Exercise task: Pull out every line below that contains the word "this".

Dataset extract:
◇ ◇ ◇ ◇

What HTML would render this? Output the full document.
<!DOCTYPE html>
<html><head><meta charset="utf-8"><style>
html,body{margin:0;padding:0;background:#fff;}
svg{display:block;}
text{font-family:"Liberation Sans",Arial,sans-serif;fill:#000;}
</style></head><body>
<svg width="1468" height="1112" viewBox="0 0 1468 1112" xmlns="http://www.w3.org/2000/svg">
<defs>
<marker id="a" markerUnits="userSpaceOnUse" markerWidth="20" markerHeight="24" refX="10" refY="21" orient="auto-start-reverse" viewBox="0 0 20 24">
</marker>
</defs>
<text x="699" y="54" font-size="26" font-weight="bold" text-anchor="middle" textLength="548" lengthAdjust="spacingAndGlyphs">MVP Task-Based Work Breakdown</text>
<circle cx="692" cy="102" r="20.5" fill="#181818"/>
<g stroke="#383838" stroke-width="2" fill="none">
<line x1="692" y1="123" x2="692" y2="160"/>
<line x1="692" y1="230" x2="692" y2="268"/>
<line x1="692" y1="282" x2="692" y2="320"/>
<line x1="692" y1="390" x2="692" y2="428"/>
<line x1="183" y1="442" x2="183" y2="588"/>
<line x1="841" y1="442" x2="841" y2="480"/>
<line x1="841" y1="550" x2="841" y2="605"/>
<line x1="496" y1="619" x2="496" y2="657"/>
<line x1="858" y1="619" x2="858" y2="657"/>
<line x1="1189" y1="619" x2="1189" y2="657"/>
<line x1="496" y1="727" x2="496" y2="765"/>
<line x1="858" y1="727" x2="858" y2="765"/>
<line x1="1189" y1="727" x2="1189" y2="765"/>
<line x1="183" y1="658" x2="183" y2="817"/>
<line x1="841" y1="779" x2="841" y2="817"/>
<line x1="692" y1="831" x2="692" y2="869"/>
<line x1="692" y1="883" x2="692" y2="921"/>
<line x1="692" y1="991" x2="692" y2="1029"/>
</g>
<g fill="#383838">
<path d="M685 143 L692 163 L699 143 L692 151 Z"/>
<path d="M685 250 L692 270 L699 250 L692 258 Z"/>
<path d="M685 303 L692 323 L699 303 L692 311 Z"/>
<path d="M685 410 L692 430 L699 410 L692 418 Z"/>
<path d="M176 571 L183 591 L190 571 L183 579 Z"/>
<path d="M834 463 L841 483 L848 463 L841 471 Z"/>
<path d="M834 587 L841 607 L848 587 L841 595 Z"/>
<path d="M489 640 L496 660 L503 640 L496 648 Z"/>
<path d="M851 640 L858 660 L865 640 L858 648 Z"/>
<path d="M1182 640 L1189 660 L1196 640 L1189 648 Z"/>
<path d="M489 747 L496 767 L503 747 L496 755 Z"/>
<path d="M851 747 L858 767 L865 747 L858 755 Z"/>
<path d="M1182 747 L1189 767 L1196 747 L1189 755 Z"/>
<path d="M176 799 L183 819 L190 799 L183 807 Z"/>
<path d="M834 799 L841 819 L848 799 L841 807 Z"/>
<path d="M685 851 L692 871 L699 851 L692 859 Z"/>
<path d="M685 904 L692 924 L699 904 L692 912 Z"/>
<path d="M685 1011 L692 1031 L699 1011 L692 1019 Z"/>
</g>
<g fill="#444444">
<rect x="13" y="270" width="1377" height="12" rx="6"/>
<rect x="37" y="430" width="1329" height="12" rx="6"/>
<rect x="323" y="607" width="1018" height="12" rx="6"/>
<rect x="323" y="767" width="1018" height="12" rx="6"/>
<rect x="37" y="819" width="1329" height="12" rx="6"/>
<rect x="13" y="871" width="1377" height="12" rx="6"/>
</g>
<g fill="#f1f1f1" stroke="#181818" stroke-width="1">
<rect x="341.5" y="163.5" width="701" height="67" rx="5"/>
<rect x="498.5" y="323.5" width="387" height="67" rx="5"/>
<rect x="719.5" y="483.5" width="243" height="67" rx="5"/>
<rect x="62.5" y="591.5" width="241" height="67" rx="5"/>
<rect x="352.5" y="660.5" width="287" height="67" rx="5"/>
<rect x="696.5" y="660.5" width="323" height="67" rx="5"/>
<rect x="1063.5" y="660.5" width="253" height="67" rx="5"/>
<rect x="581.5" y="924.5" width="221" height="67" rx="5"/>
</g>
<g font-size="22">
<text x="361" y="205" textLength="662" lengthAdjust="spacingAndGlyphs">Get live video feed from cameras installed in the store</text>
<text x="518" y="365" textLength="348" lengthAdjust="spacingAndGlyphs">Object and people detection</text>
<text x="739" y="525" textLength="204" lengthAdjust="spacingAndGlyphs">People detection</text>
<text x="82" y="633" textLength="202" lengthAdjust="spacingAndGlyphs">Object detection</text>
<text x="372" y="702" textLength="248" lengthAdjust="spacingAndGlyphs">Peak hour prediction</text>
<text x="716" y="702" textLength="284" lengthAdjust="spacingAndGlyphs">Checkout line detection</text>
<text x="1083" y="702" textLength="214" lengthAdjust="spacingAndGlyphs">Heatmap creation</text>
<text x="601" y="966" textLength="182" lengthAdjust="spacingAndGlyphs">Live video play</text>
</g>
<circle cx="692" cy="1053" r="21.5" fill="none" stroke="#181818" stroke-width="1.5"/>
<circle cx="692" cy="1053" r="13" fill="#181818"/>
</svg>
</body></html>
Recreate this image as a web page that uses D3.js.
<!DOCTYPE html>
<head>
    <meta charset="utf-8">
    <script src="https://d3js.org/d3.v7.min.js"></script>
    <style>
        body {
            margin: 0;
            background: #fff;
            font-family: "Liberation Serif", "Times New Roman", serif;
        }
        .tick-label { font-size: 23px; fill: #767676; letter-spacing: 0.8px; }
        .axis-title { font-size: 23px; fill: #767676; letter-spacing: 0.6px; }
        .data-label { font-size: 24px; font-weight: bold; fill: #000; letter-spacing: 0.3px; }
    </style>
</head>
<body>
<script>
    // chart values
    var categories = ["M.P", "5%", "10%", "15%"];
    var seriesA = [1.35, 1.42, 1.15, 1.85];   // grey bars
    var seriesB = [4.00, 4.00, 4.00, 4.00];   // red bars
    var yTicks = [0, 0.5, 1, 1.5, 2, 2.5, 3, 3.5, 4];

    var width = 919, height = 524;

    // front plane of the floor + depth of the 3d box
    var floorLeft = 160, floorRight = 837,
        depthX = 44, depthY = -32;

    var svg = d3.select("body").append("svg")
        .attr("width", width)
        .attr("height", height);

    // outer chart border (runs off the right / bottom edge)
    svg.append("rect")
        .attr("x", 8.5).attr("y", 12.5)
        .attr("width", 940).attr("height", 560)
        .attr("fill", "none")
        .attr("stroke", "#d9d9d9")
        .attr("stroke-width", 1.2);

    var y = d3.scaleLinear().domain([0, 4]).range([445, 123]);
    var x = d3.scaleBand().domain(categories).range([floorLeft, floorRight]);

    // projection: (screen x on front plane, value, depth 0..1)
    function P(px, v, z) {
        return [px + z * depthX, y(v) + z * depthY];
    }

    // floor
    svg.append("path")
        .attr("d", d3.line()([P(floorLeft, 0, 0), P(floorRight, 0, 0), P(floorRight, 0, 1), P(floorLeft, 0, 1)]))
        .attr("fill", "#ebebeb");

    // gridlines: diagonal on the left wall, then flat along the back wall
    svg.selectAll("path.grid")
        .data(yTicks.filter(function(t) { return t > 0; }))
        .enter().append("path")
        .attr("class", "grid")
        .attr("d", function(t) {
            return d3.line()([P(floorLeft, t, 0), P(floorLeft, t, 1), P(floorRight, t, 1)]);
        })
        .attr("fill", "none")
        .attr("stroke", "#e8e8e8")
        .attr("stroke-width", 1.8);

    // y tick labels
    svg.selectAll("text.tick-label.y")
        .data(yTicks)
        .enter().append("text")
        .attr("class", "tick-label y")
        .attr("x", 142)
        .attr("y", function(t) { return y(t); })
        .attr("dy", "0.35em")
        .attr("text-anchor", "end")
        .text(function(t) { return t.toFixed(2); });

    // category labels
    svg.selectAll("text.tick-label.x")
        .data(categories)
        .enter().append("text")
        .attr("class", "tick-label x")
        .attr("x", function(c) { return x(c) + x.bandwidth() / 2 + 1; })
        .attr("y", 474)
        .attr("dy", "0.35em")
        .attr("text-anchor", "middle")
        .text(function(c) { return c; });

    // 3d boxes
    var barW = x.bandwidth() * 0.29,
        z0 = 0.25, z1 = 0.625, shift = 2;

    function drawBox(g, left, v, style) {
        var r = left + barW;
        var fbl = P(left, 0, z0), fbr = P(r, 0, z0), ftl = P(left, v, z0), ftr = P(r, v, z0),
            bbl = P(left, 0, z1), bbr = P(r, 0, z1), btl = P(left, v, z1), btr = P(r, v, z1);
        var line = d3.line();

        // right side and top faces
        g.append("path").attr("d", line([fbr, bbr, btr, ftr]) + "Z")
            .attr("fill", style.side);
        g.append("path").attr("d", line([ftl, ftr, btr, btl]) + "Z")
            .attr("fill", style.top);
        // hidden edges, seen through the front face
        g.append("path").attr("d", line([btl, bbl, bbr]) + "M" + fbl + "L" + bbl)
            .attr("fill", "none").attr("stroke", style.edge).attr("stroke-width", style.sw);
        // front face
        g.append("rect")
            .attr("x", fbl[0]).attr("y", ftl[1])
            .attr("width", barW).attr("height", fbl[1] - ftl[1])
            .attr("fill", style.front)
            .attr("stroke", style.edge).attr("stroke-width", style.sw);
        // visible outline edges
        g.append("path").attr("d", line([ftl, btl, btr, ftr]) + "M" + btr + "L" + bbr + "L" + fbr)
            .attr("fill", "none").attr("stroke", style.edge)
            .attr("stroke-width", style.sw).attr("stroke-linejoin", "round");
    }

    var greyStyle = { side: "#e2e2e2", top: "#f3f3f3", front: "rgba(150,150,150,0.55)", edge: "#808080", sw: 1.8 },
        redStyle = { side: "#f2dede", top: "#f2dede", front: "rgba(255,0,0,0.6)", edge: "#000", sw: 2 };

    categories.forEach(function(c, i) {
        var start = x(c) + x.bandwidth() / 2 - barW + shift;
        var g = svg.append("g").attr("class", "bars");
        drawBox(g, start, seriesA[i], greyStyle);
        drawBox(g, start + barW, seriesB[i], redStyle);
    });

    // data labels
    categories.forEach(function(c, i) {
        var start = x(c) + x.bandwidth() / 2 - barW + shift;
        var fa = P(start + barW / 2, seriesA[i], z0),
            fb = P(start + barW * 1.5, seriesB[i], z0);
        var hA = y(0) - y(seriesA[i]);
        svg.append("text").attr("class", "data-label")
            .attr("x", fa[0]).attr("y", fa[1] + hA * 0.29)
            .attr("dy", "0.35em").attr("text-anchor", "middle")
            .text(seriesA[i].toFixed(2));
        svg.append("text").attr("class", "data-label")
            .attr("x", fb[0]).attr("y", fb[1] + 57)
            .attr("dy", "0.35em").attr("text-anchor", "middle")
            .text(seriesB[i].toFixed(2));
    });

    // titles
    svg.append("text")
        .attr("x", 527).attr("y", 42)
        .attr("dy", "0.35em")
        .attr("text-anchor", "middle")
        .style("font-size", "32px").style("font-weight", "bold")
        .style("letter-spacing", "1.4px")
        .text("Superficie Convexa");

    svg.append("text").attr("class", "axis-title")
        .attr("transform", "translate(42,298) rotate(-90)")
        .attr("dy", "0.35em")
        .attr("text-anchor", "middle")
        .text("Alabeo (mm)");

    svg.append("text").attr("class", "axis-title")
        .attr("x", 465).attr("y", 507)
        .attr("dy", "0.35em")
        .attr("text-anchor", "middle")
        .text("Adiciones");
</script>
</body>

◇ ◇ ◇ ◇

Output of the exercise:
What HTML would render this? Output the full document.
Recreate this image as a web page that uses D3.js.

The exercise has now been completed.